- **Description of the task**
Keep pictures out. Copy exactly the lines from the one containing "Clone this chart in Apache ECharts." to the one containing "const vennAll = 1302;", endpoints included.

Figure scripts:
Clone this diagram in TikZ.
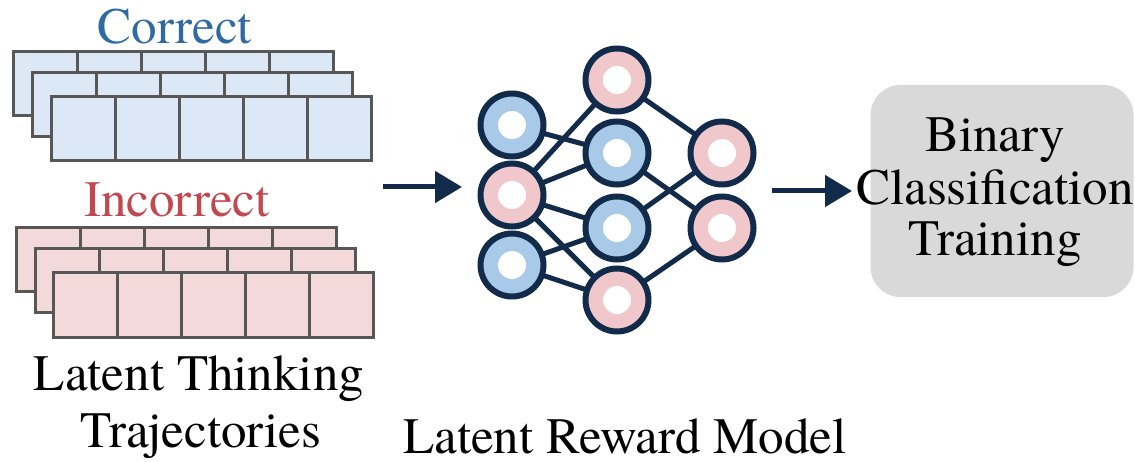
\documentclass[tikz,border=0pt]{standalone}
\usepackage{fontspec}
\setmainfont{texgyretermes}[Extension=.otf, UprightFont=*-regular,
  BoldFont=*-bold, ItalicFont=*-italic, BoldItalicFont=*-bolditalic]
\usetikzlibrary{arrows.meta}

\definecolor{cellline}{HTML}{575757}
\definecolor{cellblue}{HTML}{DCE8F5}
\definecolor{cellpink}{HTML}{F4D9DB}
\definecolor{okblue}{HTML}{2F6AA3}
\definecolor{badred}{HTML}{C2474E}
\definecolor{navy}{HTML}{122B4B}
\definecolor{nnblue}{HTML}{A9C9E9}
\definecolor{nnpink}{HTML}{F0C8CC}
\definecolor{boxgray}{HTML}{D9D9D9}

\begin{document}
\begin{tikzpicture}[x=1pt,y=-1pt,
  cell/.style={draw=cellline, line width=3pt, minimum width=64pt,
    minimum height=64pt, inner sep=0pt, outer sep=0pt, anchor=north west},
  neuron/.style={circle, draw=navy, line width=6pt, minimum size=63pt,
    inner sep=0pt, outer sep=0pt},
  edge/.style={draw=navy, line width=5pt},
  flow/.style={draw=navy, line width=5pt,
    -{Triangle[length=27pt,width=31pt]}},
  label/.style={font=\fontsize{51}{53}\selectfont, inner sep=0pt, anchor=base}]

\useasboundingbox (0,0) rectangle (1135,462);

% ---- trajectory stacks: three layers of five cells each ----
\foreach \lay/\x/\y in {back/13/52, mid/32/73, front/51/97}{
  \foreach \i in {0,...,4}
    \node[cell, fill=cellblue] (ok-\lay-\i) at (\x+64*\i, \y) {};
}
\foreach \lay/\x/\y in {back/16/228, mid/35/249, front/53/273}{
  \foreach \i in {0,...,4}
    \node[cell, fill=cellpink] (bad-\lay-\i) at (\x+64*\i, \y) {};
}

\node[label, text=okblue] (okname) at (175,44) {Correct};
\node[label, text=badred] (badname) at (177,217) {Incorrect};

\node[label] (traj1) at (199,390) {Latent Thinking};
\node[label] (traj2) at (201,447) {Trajectories};

% ---- reward model network ----
\node[neuron, fill=nnblue] (a1) at (512,125) {};
\node[neuron, fill=nnpink] (a2) at (512,195) {};
\node[neuron, fill=nnblue] (a3) at (512,265) {};

\node[neuron, fill=nnpink] (b1) at (617,80) {};
\node[neuron, fill=nnblue] (b2) at (617,153) {};
\node[neuron, fill=nnblue] (b3) at (617,228) {};
\node[neuron, fill=nnpink] (b4) at (617,300) {};

\node[neuron, fill=nnpink] (c1) at (722,153) {};
\node[neuron, fill=nnpink] (c2) at (722,228) {};

\foreach \n in {a1,a2,a3,b1,b2,b3,b4,c1,c2}
  \fill[white] (\n.center) circle (14pt);

\foreach \s/\t in {a1/b2, a2/b1, a2/b2, a2/b3, a2/b4, a3/b3, a3/b4,
                   b1/c1, b2/c2, b3/c1, b4/c2}
  \draw[edge] (\s) -- (\t);

\node[label] (rm) at (625,453) {Latent Reward Model};

% ---- classification stage ----
\node[rectangle, rounded corners=30pt, fill=boxgray, minimum width=263pt,
  minimum height=212pt, inner sep=0pt] (train) at (1002,191) {};
\node[label] (tr1) at (995,152) {Binary};
\node[label] (tr2) at (995,205) {Classification};
\node[label] (tr3) at (995,256) {Training};

% ---- flow arrows ----
\coordinate (f1s) at (383,187);
\coordinate (f1e) at (462,187);
\coordinate (f2s) at (772,191);
\coordinate (f2e) at (852,191);
\draw[flow] (f1s) -- (f1e);
\draw[flow] (f2s) -- (f2e);

\end{tikzpicture}
\end{document}
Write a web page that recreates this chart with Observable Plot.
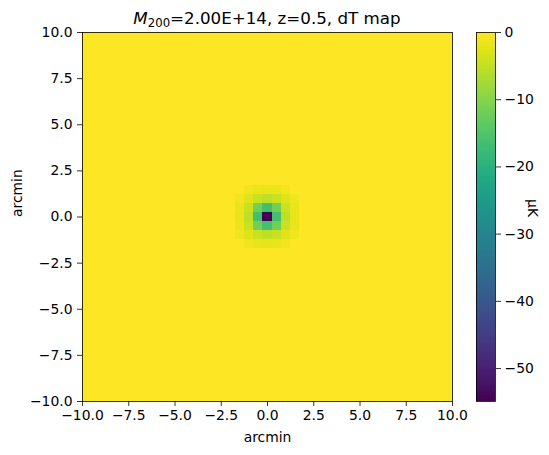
<!DOCTYPE html>
<html>
<head>
<meta charset="utf-8">
<script src="https://cdn.jsdelivr.net/npm/d3@7"></script>
<script src="https://cdn.jsdelivr.net/npm/@observablehq/plot@0.6"></script>
<style>
  html, body { margin: 0; padding: 0; background: #fff; }
  #wrap { position: relative; width: 549px; height: 455px; font-family: "DejaVu Sans", sans-serif; }
  #wrap > * { position: absolute; }
  #title { left: 267px; top: 10px; transform: translateX(-50%); font-size: 16.7px; line-height: 16.7px; white-space: nowrap; color: #000; }
  #title sub { font-size: 70%; vertical-align: -0.22em; line-height: 0; }
</style>
</head>
<body>
<div id="wrap"></div>
<script>
// ---- data ----
const extent = [-10, 10];          // arcmin, both axes
const nPix = 41;                    // map is nPix x nPix
const xTicks = [-10, -7.5, -5, -2.5, 0, 2.5, 5, 7.5, 10];
const yTicks = [-10, -7.5, -5, -2.5, 0, 2.5, 5, 7.5, 10];
const cbarTicks = [0, -10, -20, -30, -40, -50];
// central 7x7 block of dT values (μK), top row = highest y; all other pixels are 0
const core = [
  [   0, -1.2, -1.8,  -2.1, -1.8, -1.2,    0],
  [-1.2, -2.6, -4.5,  -5.5, -4.5, -2.6, -1.2],
  [-1.8, -4.5,  -12, -16.5,  -12, -4.5, -1.8],
  [-2.1, -5.5, -16.5, -54.9, -16.5, -5.5, -2.1],
  [-1.8, -4.5,  -12, -16.5,  -12, -4.5, -1.8],
  [-1.2, -2.6, -4.5,  -5.5, -4.5, -2.6, -1.2],
  [   0, -1.2, -1.8,  -2.1, -1.8, -1.2,    0]
];
const titleHTML = '<i>M</i><sub>200</sub>=2.00E+14, z=0.5, dT map';
const xLabel = "arcmin", yLabel = "arcmin", cbarLabel = "μK";

// ---- build the grid ----
const w = (extent[1] - extent[0]) / nPix;
const c = Math.floor(nPix / 2), h = Math.floor(core.length / 2);
const cells = [];
for (let j = 0; j < nPix; j++) {        // j: row from top
  for (let i = 0; i < nPix; i++) {
    const dj = j - c + h, di = i - c + h;
    const v = (dj >= 0 && dj < core.length && di >= 0 && di < core.length) ? core[dj][di] : 0;
    cells.push({
      x1: extent[0] + i * w, x2: extent[0] + (i + 1) * w,
      y1: extent[1] - (j + 1) * w, y2: extent[1] - j * w, v
    });
  }
}
const vExt = d3.extent(cells, d => d.v);
const fmt = d3.format(".1f");
const font = { fontFamily: "DejaVu Sans", fontSize: "13.9px", color: "#000", background: "transparent", overflow: "visible" };

const main = Plot.plot({
  width: 549, height: 455,
  marginLeft: 82, marginRight: 97, marginTop: 32, marginBottom: 54,
  style: font,
  x: { domain: extent, label: null },
  y: { domain: extent, label: null },
  color: { type: "linear", scheme: "viridis", domain: vExt },
  marks: [
    Plot.rect(cells, { x1: "x1", x2: "x2", y1: "y1", y2: "y2", fill: "v", shapeRendering: "crispEdges" }),
    Plot.frame({ stroke: "#000", strokeWidth: 0.8 }),
    Plot.axisX({ ticks: xTicks, tickFormat: fmt, tickSize: 5, tickPadding: 4, strokeWidth: 0.8, label: null, fontSize: 13.9 }),
    Plot.axisY({ ticks: yTicks, tickFormat: fmt, tickSize: 5, tickPadding: 5, strokeWidth: 0.8, label: null, fontSize: 13.9 }),
    Plot.text([xLabel], { frameAnchor: "bottom", dy: 40, text: d => d, fontSize: 13.9 }),
    Plot.text([yLabel], { frameAnchor: "left", dx: -65, rotate: -90, text: d => d, fontSize: 13.9 })
  ]
});
main.style.left = "0px"; main.style.top = "0px";

// colorbar
const steps = 300;
const bins = d3.range(steps).map(k => ({
  y1: vExt[0] + (vExt[1] - vExt[0]) * k / steps,
  y2: vExt[0] + (vExt[1] - vExt[0]) * (k + 1) / steps
}));
bins.forEach(b => b.v = (b.y1 + b.y2) / 2);
const cbar = Plot.plot({
  width: 73, height: 455,
  marginLeft: 0, marginRight: 54, marginTop: 32, marginBottom: 54,
  style: font,
  y: { domain: vExt, label: null },
  color: { type: "linear", scheme: "viridis", domain: vExt },
  marks: [
    Plot.rect(bins, { y1: "y1", y2: "y2", fill: "v", shapeRendering: "crispEdges" }),
    Plot.frame({ stroke: "#000", strokeWidth: 0.8 }),
    Plot.axisY({ anchor: "right", ticks: cbarTicks, tickFormat: d3.format("d"), tickSize: 5, tickPadding: 4, strokeWidth: 0.8, label: null, fontSize: 13.9 }),
    Plot.text([cbarLabel], { frameAnchor: "right", dx: 37, rotate: 90, text: d => d, fontSize: 13.9 })
  ]
});
cbar.style.left = "476px"; cbar.style.top = "0px";

const wrap = document.getElementById("wrap");
wrap.appendChild(main);
wrap.appendChild(cbar);
const t = document.createElement("div");
t.id = "title"; t.innerHTML = titleHTML;
wrap.appendChild(t);
</script>
</body>
</html>
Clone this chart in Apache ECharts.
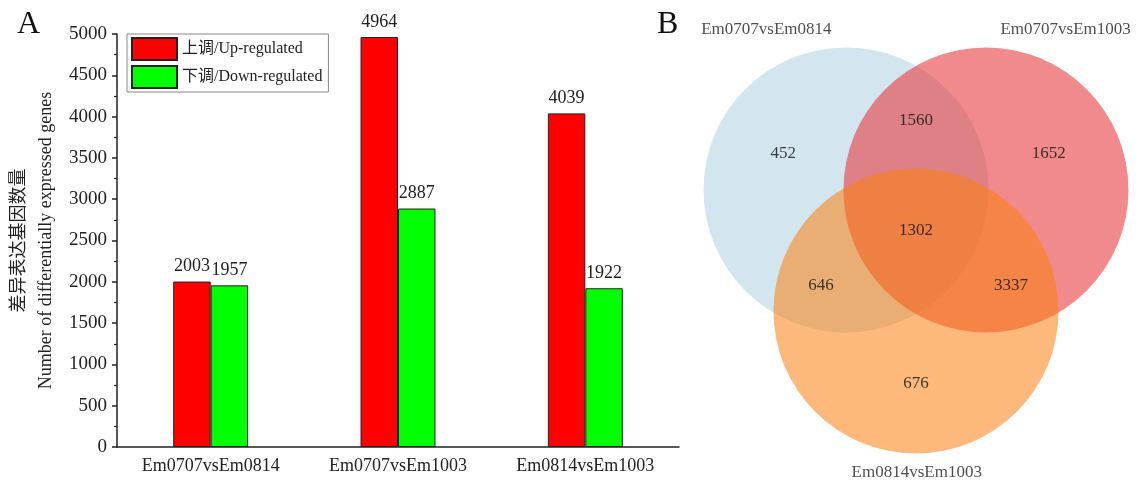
<!DOCTYPE html>
<html>
<head>
<meta charset="utf-8">
<script src="https://cdn.jsdelivr.net/npm/echarts@6/dist/echarts.min.js"></script>
<style>
html,body{margin:0;padding:0;background:#fff;}
#main{width:1140px;height:483px;}
</style>
</head>
<body>
<div id="main"></div>
<script>
// ---- data ----
const categories = ['Em0707vsEm0814', 'Em0707vsEm1003', 'Em0814vsEm1003'];
const upRegulated = [2003, 4964, 4039];
const downRegulated = [1957, 2887, 1922];
const seriesNames = ['上调/Up-regulated', '下调/Down-regulated'];
const yAxisName = ['差异表达基因数量', 'Number of differentially expressed genes'];
const vennSets = ['Em0707vsEm0814', 'Em0707vsEm1003', 'Em0814vsEm1003'];
const vennOnly = [452, 1652, 676];          // only set A, only B, only C
const vennPairs = [1560, 646, 3337];        // A∩B, A∩C, B∩C (not the third)
const vennAll = 1302;                        // A∩B∩C

// ---- layout / style ----
const FONT = '"Liberation Serif", "Times New Roman", "Noto Sans CJK SC", serif';
const R_PX = 142.5, CX_PX = 916, CY_PX = 230.3;
const VL = 640, VT = 0, VW = 500, VH = 483;
const setAngles = [150, 30, 270];
const D = 0.567;
const rad = a => a * Math.PI / 180;
const centers = setAngles.map(a => [D * Math.cos(rad(a)), D * Math.sin(rad(a))]);
const circleFill = ['rgba(211,230,240,1)', 'rgba(230,60,63,0.6)', 'rgba(251,128,15,0.55)'];
const pairOpposite = [270, 30, 150]; // direction of pair region = opposite of excluded set
const labelPts = [];
vennOnly.forEach((v, i) => {
  const a = rad(setAngles[i]);
  labelPts.push([1.075 * Math.cos(a), 1.075 * Math.sin(a), v]);
});
vennPairs.forEach((v, i) => {
  const a = rad(pairOpposite[i] + 180);
  labelPts.push([0.77 * Math.cos(a), 0.77 * Math.sin(a), v]);
});
labelPts.push([0, 0, vennAll]);
const nameAnchors = [[-1.05, 1.41], [1.05, 1.41], [0.005, -1.70]];
const nameData = vennSets.map((n, i) => ({ value: [nameAnchors[i][0], nameAnchors[i][1]], name: n }));

const vx = [(VL - CX_PX) / R_PX, (VL + VW - CX_PX) / R_PX];
const vy = [-(VT + VH - CY_PX) / R_PX, (CY_PX - VT) / R_PX];

const chart = echarts.init(document.getElementById('main'), null, { renderer: 'canvas' });
const axisBlack = { lineStyle: { color: '#222', width: 1.5 } };

chart.setOption({
  animation: false,
  backgroundColor: '#fff',
  textStyle: { fontFamily: FONT },
  title: [
    { text: 'A', left: 12, top: 4, textStyle: { fontFamily: FONT, fontSize: 32, fontWeight: 'normal', color: '#111' } },
    { text: 'B', left: 652, top: 4, textStyle: { fontFamily: FONT, fontSize: 32, fontWeight: 'normal', color: '#111' } }
  ],
  legend: {
    data: seriesNames,
    orient: 'vertical',
    left: 127, top: 34,
    itemWidth: 45, itemHeight: 22, itemGap: 4,
    padding: [3, 6, 3, 4],
    borderColor: '#888', borderWidth: 1,
    icon: 'rect',
    textStyle: { fontFamily: FONT, fontSize: 16, color: '#222' }
  },
  grid: [
    { left: 117, top: 34, width: 562, height: 413 },
    { left: VL, top: VT, width: VW, height: VH }
  ],
  xAxis: [
    {
      type: 'category', data: categories, gridIndex: 0, position: 'bottom', offset: 0,
      axisLine: axisBlack,
      axisTick: { alignWithLabel: true, length: 7, lineStyle: { color: '#222', width: 1.5 } },
      axisLabel: { fontFamily: FONT, fontSize: 18, color: '#222', margin: 10 }
    },
    {
      type: 'category', data: categories, gridIndex: 0, position: 'bottom', offset: 0,
      axisLine: { show: false },
      axisTick: { length: 4, lineStyle: { color: '#222', width: 1.5 } },
      axisLabel: { show: false }
    },
    { type: 'value', gridIndex: 1, min: vx[0], max: vx[1], show: false }
  ],
  yAxis: [
    {
      type: 'value', gridIndex: 0, min: 0, max: 5000, interval: 500,
      axisLine: { show: true, lineStyle: { color: '#222', width: 1.5 } },
      axisTick: { show: true, length: 5, lineStyle: { color: '#222', width: 1.5 } },
      minorTick: { show: true, splitNumber: 2, length: 3, lineStyle: { color: '#222', width: 1.2 } },
      splitLine: { show: false },
      axisLabel: { fontFamily: FONT, fontSize: 19, color: '#222', margin: 10, formatter: v => String(v) },
      name: yAxisName.join('\n'),
      nameLocation: 'middle', nameRotate: 90, nameGap: 57,
      nameTextStyle: { fontFamily: FONT, fontSize: 18, color: '#222', lineHeight: 27 }
    },
    { type: 'value', gridIndex: 1, min: vy[0], max: vy[1], show: false }
  ],
  series: [
    {
      name: seriesNames[0], type: 'bar', xAxisIndex: 0, yAxisIndex: 0,
      data: upRegulated, barGap: '0%', barCategoryGap: '60%',
      itemStyle: { color: '#ff0000', borderColor: '#222', borderWidth: 1 },
      label: { show: true, position: 'top', distance: 6, fontFamily: FONT, fontSize: 18, color: '#222' }
    },
    {
      name: seriesNames[1], type: 'bar', xAxisIndex: 0, yAxisIndex: 0,
      data: downRegulated, barGap: '0%', barCategoryGap: '60%',
      itemStyle: { color: '#00ff00', borderColor: '#222', borderWidth: 1 },
      label: { show: true, position: 'top', distance: 6, fontFamily: FONT, fontSize: 18, color: '#222' }
    },
    {
      type: 'custom', xAxisIndex: 2, yAxisIndex: 1, silent: true,
      data: centers.map((c, i) => [c[0], c[1], i]),
      renderItem: function (params, api) {
        const p = api.coord([api.value(0), api.value(1)]);
        const s = api.size([1, 1], [api.value(0), api.value(1)]);
        return {
          type: 'circle',
          shape: { cx: p[0], cy: p[1], r: s[0] },
          style: { fill: circleFill[api.value(2)], stroke: null }
        };
      },
      z: 1
    },
    {
      type: 'scatter', xAxisIndex: 2, yAxisIndex: 1, symbolSize: 0, silent: true,
      data: labelPts,
      label: { show: true, position: 'inside', formatter: p => p.value[2], fontFamily: FONT, fontSize: 17, color: '#111' },
      z: 5
    },
    {
      type: 'scatter', xAxisIndex: 2, yAxisIndex: 1, symbolSize: 0, silent: true,
      data: nameData,
      label: { show: true, position: 'inside', formatter: p => p.name, fontFamily: FONT, fontSize: 17, color: '#222' },
      z: 5
    }
  ]
});
</script>
</body>
</html>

- **Answer below**
Clone this chart in Apache ECharts.
<!DOCTYPE html>
<html>
<head>
<meta charset="utf-8">
<script src="https://cdn.jsdelivr.net/npm/echarts@6/dist/echarts.min.js"></script>
<style>
html,body{margin:0;padding:0;background:#fff;}
#main{width:1140px;height:483px;}
</style>
</head>
<body>
<div id="main"></div>
<script>
// ---- data ----
const categories = ['Em0707vsEm0814', 'Em0707vsEm1003', 'Em0814vsEm1003'];
const upRegulated = [2003, 4964, 4039];
const downRegulated = [1957, 2887, 1922];
const seriesNames = ['上调/Up-regulated', '下调/Down-regulated'];
const yAxisName = ['差异表达基因数量', 'Number of differentially expressed genes'];
const vennSets = ['Em0707vsEm0814', 'Em0707vsEm1003', 'Em0814vsEm1003'];
const vennOnly = [452, 1652, 676];          // only set A, only B, only C
const vennPairs = [1560, 646, 3337];        // A∩B, A∩C, B∩C (not the third)
const vennAll = 1302;                        // A∩B∩C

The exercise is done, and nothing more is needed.